Hang 10: Surf Sister
With a backdrop of stunning old-growth rain forests, Tofino offers some of the most consistent surf in the world. It’s no wonder you’ll hear Australian, German, Dutch, and Kiwi accents in the water. The ladies who run Surf Sister Surf School will have you catching your first (or hundredth) wave in no time.
Coffee: Zoë’s Bakery and Cafe
A huge chalkboard menu written in perfect curlicue script lists the daily soup, salads, and sandwich specials as well as baked goods like peanut butter cups, pots-de-crème, and cupcakes. Zoë, the owner, turns gluten into a delectable edible art—take note of the “I love gluten” sticker inside.

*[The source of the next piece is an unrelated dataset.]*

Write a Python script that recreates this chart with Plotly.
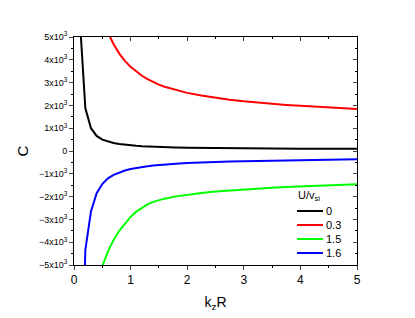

Play: Howler’s Family Restaurant
This diner is cute as a button thanks to its casual ambience and warm decor. In the main dining area, exposed brick walls are accented by corrugated tin, while bare Edison lightbulbs hang above simple wooden tables. There’s a retro five-pin bowling alley and a vintage arcade in the back, complete with billiards tables.
Eat: Food Trucks
You won’t have any trouble finding Ravenlady Oyster Forte or Tacofino, two food trucks that have shut off their engines and found permanent homes. The former is located next to an Ucluelet liquor store in a small square with a sculpture garden and outdoor seating. Here, oysters are prepared every which way—panko-fried, smoked and drizzled with blue cheese, or poached in coconut curry. But you can’t go wrong with naked oysters on the half-shell. Tacofino—a favorite with locals both in Tofino and in Vancouver (where it has not just a truck but also multiple restaurants)—may have lost its wheels, but its locally sourced fish tacos and burritos are to die for.
Eat: Wolf in the Fog
Set above a surf shop and featuring decor made out of driftwood (a wolf greets you as you enter) and surfboards, the vibe at Wolf in the Fog—arguably the best restaurant in town—is laid-back lumberjack–meets–stoked surfer. In other words, this place is chill, with a soundtrack (James Brown, the Beach Boys, Beck) to match. After a day spent hiking or surfing in the rain, feel free to dress up—or not. Chef Nicholas Nutting, who spends his off time foraging in the forest and fishing in the ocean, makes a killer Moroccan-spiced octopus served on chickpeas, peppers, and tomatoes.
BC Ferries, which has crossings to Nanaimo from two Vancouver ferry terminals, is the most leisurely way (read: two hours on a ferry, then a three-hour drive to reach Tofino) to get to the island. Or take the one-hour Orca Airways flight directly into Tofino from Vancouver International Airport’s South Terminal.